● **Supplied information**
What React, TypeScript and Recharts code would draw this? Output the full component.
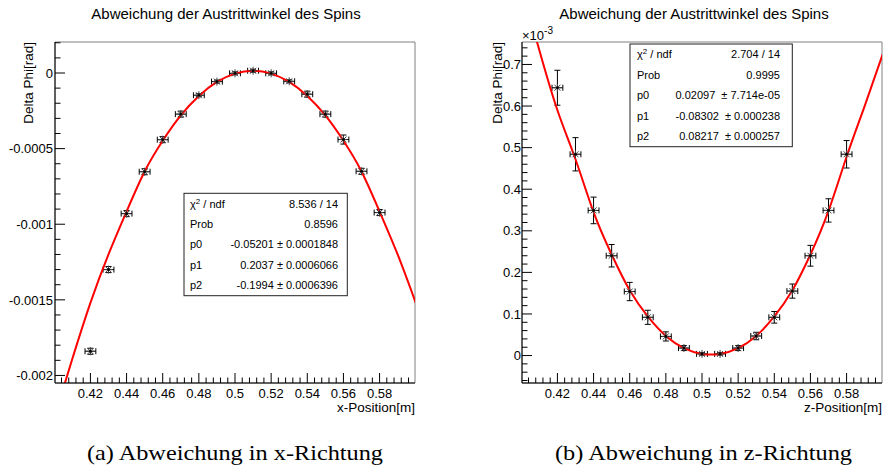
import React from 'react';
import { ComposedChart, Line, Scatter, XAxis, YAxis, ErrorBar, ReferenceArea } from 'recharts';

// measured positions (m) and deviations
const xPos = [0.42, 0.43, 0.44, 0.45, 0.46, 0.47, 0.48, 0.49, 0.5, 0.51, 0.52, 0.53, 0.54, 0.55, 0.56, 0.57, 0.58];
const posErr = [0.003, 0.003, 0.003, 0.003, 0.003, 0.003, 0.003, 0.003, 0.003, 0.003, 0.003, 0.003, 0.003, 0.003, 0.003, 0.003, 0.003];

// (a) x-Richtung, rad
const phiX = [-0.00184, -0.0013, -0.00093, -0.000653, -0.000441, -0.000272, -0.000147, -0.000057, -0.000002, 0.000015, -0.000002, -0.000055, -0.00014, -0.000272, -0.00044, -0.00065, -0.000923];
const phiXErr = [0.00002, 0.00002, 0.00002, 0.00002, 0.00002, 0.00002, 0.00001, 0.00001, 0.00001, 0.00001, 0.00001, 0.00001, 0.00002, 0.00002, 0.00003, 0.00002, 0.00002];

// (b) z-Richtung, in 1e-3 rad
const phiZ = [0.644, 0.484, 0.349, 0.24, 0.154, 0.092, 0.046, 0.018, 0.004, 0.004, 0.018, 0.047, 0.092, 0.155, 0.24, 0.349, 0.484];
const phiZErr = [0.042, 0.04, 0.032, 0.027, 0.022, 0.017, 0.011, 0.006, 0.003, 0.003, 0.006, 0.009, 0.014, 0.017, 0.025, 0.028, 0.033];

// fit curves
const fitPos = [0.4, 0.41, 0.42, 0.43, 0.44, 0.45, 0.46, 0.47, 0.48, 0.49, 0.5, 0.51, 0.52, 0.53, 0.54, 0.55, 0.56, 0.57, 0.58, 0.59, 0.6];
const fitX = [-0.00228, -0.00189, -0.00152, -0.0012, -0.000916, -0.000651, -0.000448, -0.000281, -0.000152, -0.000059, -0.000004, 0.000015, -0.000004, -0.000059, -0.000152, -0.000281, -0.000448, -0.000651, -0.000916, -0.0012, -0.00152];
const fitZ = [0.89, 0.734, 0.59, 0.472, 0.345, 0.243, 0.157, 0.094, 0.047, 0.018, 0.004, 0.004, 0.018, 0.047, 0.094, 0.157, 0.243, 0.348, 0.478, 0.6, 0.725];

const xTicks = [0.42, 0.44, 0.46, 0.48, 0.5, 0.52, 0.54, 0.56, 0.58];
const yTicksX = [0, -0.0005, -0.001, -0.0015, -0.002];
const yTicksZ = [0, 0.1, 0.2, 0.3, 0.4, 0.5, 0.6, 0.7];

const statsLabels = ['χ2 / ndf', 'Prob', 'p0', 'p1', 'p2'];
const statsX = ['8.536 / 14', '0.8596', '-0.05201 ± 0.0001848', '0.2037 ± 0.0006066', '-0.1994 ± 0.0006396'];
const statsZ = ['2.704 / 14', '0.9995', '0.02097  ± 7.714e-05', '-0.08302  ± 0.000238', '0.08217  ± 0.000257'];

const TITLE = 'Abweichung der Austrittwinkel des Spins';
const FONT = '"Liberation Sans", Arial, sans-serif';
const X_DOMAIN = [0.4004, 0.5996];

const range = (from: number, step: number, n: number, dig: number) =>
  Array.from({ length: n }, (_, i) => Number((from + step * i).toFixed(dig)));

const xAllTicks = range(0.404, 0.004, 49, 3);
const yAllTicksX = range(-0.002, 0.0001, 23, 4);
const yAllTicksZ = range(-0.06, 0.02, 41, 2);

const isIn = (v: number, arr: number[]) => arr.some((t) => Math.abs(t - v) < 1e-9);

const XTick = (props: any) => {
  const { x, y, payload } = props;
  const v = payload.value;
  const major = isIn(v, xTicks);
  return (
    <g>
      <line x1={x} x2={x} y1={y} y2={y - (major ? 10 : 5.5)} stroke="#000" />
      {major && (
        <text x={x} y={y + 15} textAnchor="middle" fontSize={13} fontFamily={FONT} fill="#000">
          {String(v)}
        </text>
      )}
    </g>
  );
};

const makeYTick = (majors: number[], gap: number) => (props: any) => {
  const { x, y, payload } = props;
  const v = payload.value;
  const major = isIn(v, majors);
  return (
    <g>
      <line x1={x} x2={x + (major ? 10 : 5.5)} y1={y} y2={y} stroke="#000" />
      {major && (
        <text x={x - gap} y={y} dy="0.36em" textAnchor="end" fontSize={13} fontFamily={FONT} fill="#000">
          {String(Math.abs(v) < 1e-12 ? 0 : v)}
        </text>
      )}
    </g>
  );
};

const Star = (props: any) => {
  const { cx, cy } = props;
  if (cx == null || cy == null) return null;
  const r = 4;
  const d = 3;
  return (
    <g stroke="#444" strokeWidth={1}>
      <line x1={cx - r} y1={cy} x2={cx + r} y2={cy} />
      <line x1={cx} y1={cy - r} x2={cx} y2={cy + r} />
      <line x1={cx - d} y1={cy - d} x2={cx + d} y2={cy + d} />
      <line x1={cx - d} y1={cy + d} x2={cx + d} y2={cy - d} />
      <circle cx={cx} cy={cy} r={1.3} fill="#000" stroke="none" />
    </g>
  );
};

const ptsX = xPos.map((x, i) => ({ x, y: phiX[i], ex: posErr[i], ey: phiXErr[i] }));
const ptsZ = xPos.map((x, i) => ({ x, y: phiZ[i], ex: posErr[i], ey: phiZErr[i] }));
const curveX = fitPos.map((x, i) => ({ x, y: fitX[i] }));
const curveZ = fitPos.map((x, i) => ({ x, y: fitZ[i] }));

type PanelProps = {
  pts: any[];
  curve: any[];
  yDomain: number[];
  yAll: number[];
  yMajor: number[];
  yAxisWidth: number;
  width: number;
  rightMargin: number;
  labelGap: number;
};

const Panel = ({ pts, curve, yDomain, yAll, yMajor, yAxisWidth, width, rightMargin, labelGap }: PanelProps) => (
  <ComposedChart width={width} height={466} margin={{ top: 42, right: rightMargin, left: 0, bottom: 0 }}>
    <XAxis
      dataKey="x"
      type="number"
      domain={X_DOMAIN}
      allowDataOverflow
      ticks={xAllTicks}
      interval={0}
      tickSize={0}
      tickMargin={0}
      tickLine={false}
      tick={<XTick />}
      axisLine={{ stroke: '#000' }}
      height={83}
    />
    <YAxis
      type="number"
      domain={yDomain}
      allowDataOverflow
      ticks={yAll}
      interval={0}
      tickSize={0}
      tickMargin={0}
      tickLine={false}
      tick={makeYTick(yMajor, labelGap)}
      axisLine={{ stroke: '#000' }}
      width={yAxisWidth}
    />
    <ReferenceArea x1={X_DOMAIN[0]} x2={X_DOMAIN[1]} y1={yDomain[0]} y2={yDomain[1]} fill="none" stroke="#808080" />
    <Scatter data={pts} dataKey="y" shape={<Star />} isAnimationActive={false}>
      <ErrorBar dataKey="ex" direction="x" width={3} stroke="#000" strokeWidth={1} isAnimationActive={false} />
      <ErrorBar dataKey="ey" direction="y" width={3} stroke="#000" strokeWidth={1} isAnimationActive={false} />
    </Scatter>
    <Line data={curve} dataKey="y" type="natural" stroke="#ff0000" strokeWidth={2} dot={false} isAnimationActive={false} />
  </ComposedChart>
);

const StatsBox = ({ x, y, w, h, tx, vx, values }: any) => {
  const row = h / 5;
  return (
    <g fontFamily={FONT} fontSize={11} fill="#000">
      <rect x={x} y={y} width={w} height={h} fill="#fff" stroke="#222" strokeWidth={1} />
      {statsLabels.map((lab, i) => {
        const cy = y + row * (i + 0.5);
        return (
          <g key={lab}>
            {i === 0 ? (
              <text x={tx} y={cy} dy="0.36em">
                χ<tspan dy={-4} fontSize={8}>2</tspan>
                <tspan dy={4}> / ndf</tspan>
              </text>
            ) : (
              <text x={tx} y={cy} dy="0.36em">{lab}</text>
            )}
            <text x={vx} y={cy} dy="0.36em" textAnchor="end" style={{ whiteSpace: 'pre' }}>
              {values[i]}
            </text>
          </g>
        );
      })}
    </g>
  );
};

export default function App() {
  return (
    <div style={{ position: 'absolute', left: 0, top: 0, width: 883, height: 466, background: '#fff', overflow: 'hidden' }}>
      <div style={{ position: 'absolute', left: 0, top: 0 }}>
        <Panel
          pts={ptsX}
          curve={curveX}
          yDomain={[-0.00205, 0.000205]}
          yAll={yAllTicksX}
          yMajor={yTicksX}
          yAxisWidth={55}
          width={440}
          rightMargin={25}
          labelGap={2}
        />
      </div>
      <div style={{ position: 'absolute', left: 440, top: 0 }}>
        <Panel
          pts={ptsZ}
          curve={curveZ}
          yDomain={[-0.066, 0.754]}
          yAll={yAllTicksZ}
          yMajor={yTicksZ}
          yAxisWidth={82}
          width={443}
          rightMargin={1}
          labelGap={1}
        />
      </div>
      <svg width={883} height={466} style={{ position: 'absolute', left: 0, top: 0, pointerEvents: 'none' }}>
        <g fontFamily={FONT} fill="#000">
          <text x={226} y={19} textAnchor="middle" fontSize={15}>{TITLE}</text>
          <text x={694} y={19} textAnchor="middle" fontSize={15}>{TITLE}</text>
          <text x={415} y={412} textAnchor="end" fontSize={13.5}>x-Position[m]</text>
          <text x={882} y={412} textAnchor="end" fontSize={13.5}>z-Position[m]</text>
          <text transform="translate(33,42) rotate(-90)" textAnchor="end" fontSize={13.5}>Delta Phi[rad]</text>
          <text transform="translate(502,42) rotate(-90)" textAnchor="end" fontSize={13.5}>Delta Phi[rad]</text>
          <text x={522} y={40} fontSize={13}>
            ×10<tspan dy={-6} fontSize={10}>-3</tspan>
          </text>
        </g>
        <StatsBox x={184} y={193.3} w={163.3} h={102.4} tx={190} vx={338} values={statsX} />
        <StatsBox x={630} y={44} w={162.3} h={102.7} tx={637} vx={780} values={statsZ} />
        <g fontFamily={'"Liberation Serif", "Times New Roman", serif'} fontSize={21} fill="#000">
          <text x={87} y={460} textLength={296} lengthAdjust="spacingAndGlyphs">(a)  Abweichung in x-Richtung</text>
          <text x={555} y={460} textLength={297} lengthAdjust="spacingAndGlyphs">(b)  Abweichung in z-Richtung</text>
        </g>
      </svg>
    </div>
  );
}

● **What you are asked to do**
Leave out the pictures, then repeat the listing above exactly from its first line to the line with "YAxis, ErrorBar, ReferenceArea", inclusive.

● **Result of this task**
What React, TypeScript and Recharts code would draw this? Output the full component.
import React from 'react';
import { ComposedChart, Line, Scatter, XAxis, YAxis, ErrorBar, ReferenceArea } from 'recharts';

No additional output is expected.